— What you have to do —
Lift out each line of the data that holds "matplotlib".

####################

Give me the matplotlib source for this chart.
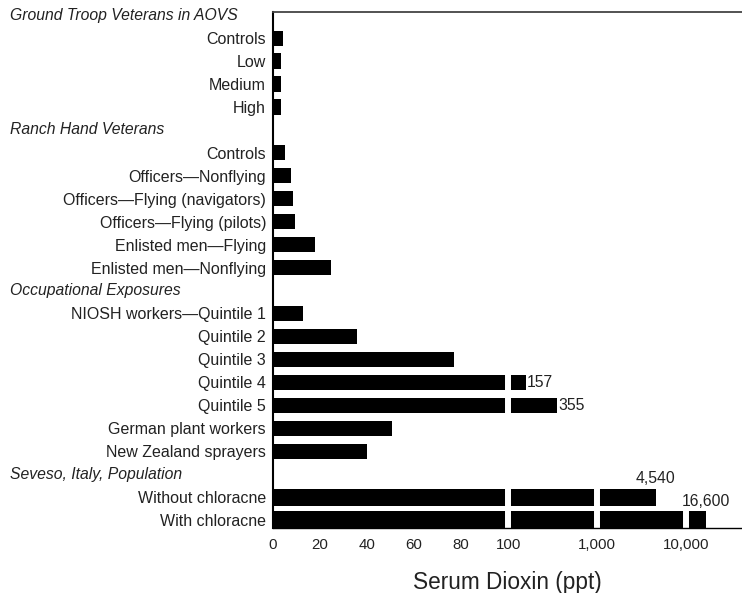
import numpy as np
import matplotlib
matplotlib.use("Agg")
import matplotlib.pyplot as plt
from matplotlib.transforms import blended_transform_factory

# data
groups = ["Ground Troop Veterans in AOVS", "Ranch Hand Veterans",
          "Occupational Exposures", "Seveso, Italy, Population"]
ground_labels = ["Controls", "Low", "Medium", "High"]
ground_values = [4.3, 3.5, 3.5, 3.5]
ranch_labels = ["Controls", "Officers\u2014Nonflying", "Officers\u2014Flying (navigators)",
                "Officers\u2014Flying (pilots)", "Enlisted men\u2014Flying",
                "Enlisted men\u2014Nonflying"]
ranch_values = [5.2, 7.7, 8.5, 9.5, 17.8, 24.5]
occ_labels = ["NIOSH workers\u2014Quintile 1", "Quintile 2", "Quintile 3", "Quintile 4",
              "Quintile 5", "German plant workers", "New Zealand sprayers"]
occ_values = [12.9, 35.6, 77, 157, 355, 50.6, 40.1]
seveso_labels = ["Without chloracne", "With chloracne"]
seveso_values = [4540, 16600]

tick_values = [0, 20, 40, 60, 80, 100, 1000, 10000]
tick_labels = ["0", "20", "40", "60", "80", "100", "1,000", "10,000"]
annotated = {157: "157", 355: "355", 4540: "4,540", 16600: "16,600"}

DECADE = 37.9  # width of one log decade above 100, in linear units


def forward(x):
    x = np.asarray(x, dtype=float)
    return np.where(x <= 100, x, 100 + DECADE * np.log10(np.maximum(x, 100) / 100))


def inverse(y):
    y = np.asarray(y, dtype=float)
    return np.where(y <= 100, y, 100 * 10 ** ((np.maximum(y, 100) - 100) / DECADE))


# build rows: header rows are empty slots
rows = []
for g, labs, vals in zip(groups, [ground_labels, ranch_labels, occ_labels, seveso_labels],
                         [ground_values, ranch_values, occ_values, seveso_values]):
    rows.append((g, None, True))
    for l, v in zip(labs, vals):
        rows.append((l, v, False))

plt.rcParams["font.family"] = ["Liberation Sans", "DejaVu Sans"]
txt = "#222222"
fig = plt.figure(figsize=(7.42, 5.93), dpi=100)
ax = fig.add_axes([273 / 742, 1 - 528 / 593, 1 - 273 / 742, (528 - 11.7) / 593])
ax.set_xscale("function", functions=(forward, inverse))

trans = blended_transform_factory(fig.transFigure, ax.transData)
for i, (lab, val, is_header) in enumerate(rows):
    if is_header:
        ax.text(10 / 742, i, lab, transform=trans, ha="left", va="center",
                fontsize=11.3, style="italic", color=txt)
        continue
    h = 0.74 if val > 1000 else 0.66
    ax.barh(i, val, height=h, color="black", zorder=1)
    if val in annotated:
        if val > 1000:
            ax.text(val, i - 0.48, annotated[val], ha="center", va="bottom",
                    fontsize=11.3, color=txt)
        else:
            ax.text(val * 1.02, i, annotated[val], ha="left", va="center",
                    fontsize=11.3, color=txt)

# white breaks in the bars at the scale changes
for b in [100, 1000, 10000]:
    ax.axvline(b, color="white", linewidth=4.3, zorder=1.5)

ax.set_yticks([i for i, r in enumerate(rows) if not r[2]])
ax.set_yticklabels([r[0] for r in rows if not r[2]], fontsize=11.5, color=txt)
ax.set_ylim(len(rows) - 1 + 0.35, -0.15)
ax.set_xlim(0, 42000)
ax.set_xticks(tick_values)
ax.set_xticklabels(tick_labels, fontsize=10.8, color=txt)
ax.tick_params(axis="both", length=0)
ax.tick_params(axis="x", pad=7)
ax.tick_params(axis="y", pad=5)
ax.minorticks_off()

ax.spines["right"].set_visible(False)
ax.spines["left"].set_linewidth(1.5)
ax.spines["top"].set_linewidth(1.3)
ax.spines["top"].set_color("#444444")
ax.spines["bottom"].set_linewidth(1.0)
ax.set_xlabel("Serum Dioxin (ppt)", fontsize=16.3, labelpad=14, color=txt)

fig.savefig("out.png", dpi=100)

####################

— Solution below —
Give me the matplotlib source for this chart.
import matplotlib
matplotlib.use("Agg")
import matplotlib.pyplot as plt
from matplotlib.transforms import blended_transform_factory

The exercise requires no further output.